On a related note, say I run 2 regressions on 2 separate models (different outcome). Does there need to be a multiple comparison check for significant parameters between the two outcomes?

Edit:
To differentiate from the similar question, is there any other interpretation to the p-values besides: "B_i is (in)significant, when adjusting for all the other covariates"? It doesn't seem that this interpretation allows me to look at every B_i and drop those less than 0.5 (which is similar to the other post).

It seems to me that a sure fire way to test whether B_i and Y have an a relationship would be to get a correlation coefficient p-value for each covariate and then do a multcomp (although that would definitely lose signal).

Finally, say I computed the correlation between B1/Y1, B2/Y1 and B3/Y1 (thus three p-values).

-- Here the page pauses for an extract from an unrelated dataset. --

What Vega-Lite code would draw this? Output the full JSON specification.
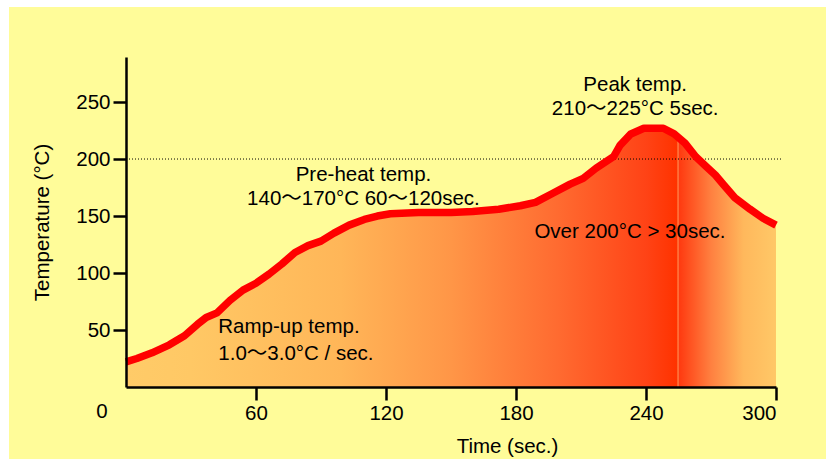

Unrelatedly, I also did a correlation between T1/Y2, T2/Y2, T3/Y2. I'm assuming the correct Bonferroni adjustment would be 6 for all 6 tests together (rather than 3 for the first group and 3 for the second group – and thus getting 2 "semi"-adjusted p-values).

Best Answer

You're right. The problem of multiple comparisons exists everywhere, but, because of the way it's typically taught, people only think it pertains to comparing many groups against each other via a whole bunch of $t$-tests. In reality, there are many examples where the problem of multiple comparisons exists, but where it doesn't look like lots of pairwise comparisons; for example, if you have a lot of continuous variables and you wonder if any are correlated, you will have a multiple comparisons problem (see here: Look and you shall find a correlation).

Another example is the one you raise. If you were to run a multiple regression with 20 variables, and you used $\alpha=.05$ as your threshold, you would expect one of your variables to be 'significant' by chance alone, even if all nulls were true. The problem of multiple comparisons simply comes from the mathematics of running lots of analyses. If all null hypotheses were true and the variables were perfectly uncorrelated, the probability of not falsely rejecting any true null would be $1-(1-\alpha)^p$ (e.g., with $p=5$, this is $.23$).

The first strategy to mitigate against this is to conduct a simultaneous test of your model. If you are fitting an OLS regression, most software will give you a global $F$-test as a default part of your output. If you are running a generalized linear model, most software will give you an analogous global likelihood ratio test. This test will give you some protection against type I error inflation due to the problem of multiple comparisons (cf., my answer here: Significance of coefficients in linear regression: significant t-test vs non-significant F-statistic). A similar case is when you have a categorical variable that is represented with several dummy codes; you wouldn't want to interpret those $t$-tests, but would drop all dummy codes and perform a nested model test instead.

Another possible strategy is to use an alpha adjustment procedure, like the Bonferroni correction. You should realize that doing this will reduce your power as well as reducing your familywise type I error rate. Whether this tradeoff is worthwhile is a judgment call for you to make. (FWIW, I don't typically use alpha corrections in multiple regression.)

Regarding the issue of using $p$-values to do model selection, I think this is a really bad idea. I would not move from a model with 5 variables to one with only 2 because the others were 'non-significant'. When people do this, they bias their model. It may help you to read my answer here: algorithms for automatic model selection to understand this better.

Regarding your update, I would not suggest you assess univariate correlations first so as to decide which variables to use in the final multiple regression model. Doing this will lead to problems with endogeneity unless the variables are perfectly uncorrelated with each other. I discussed this issue in my answer here: Estimating $b_1x_1+b_2x_2$ instead of $b_1x_1+b_2x_2+b_3x_3$.

With regard to the question of how to handle analyses with different dependent variables, whether you'd want to use some sort of adjustment is based on how you see the analyses relative to each other. The traditional idea is to determine whether they are meaningfully considered to be a 'family'. This is discussed here: What might be a clear, practical definition for a "family of hypotheses"? You might also want to read this thread: Methods to predict multiple dependent variables.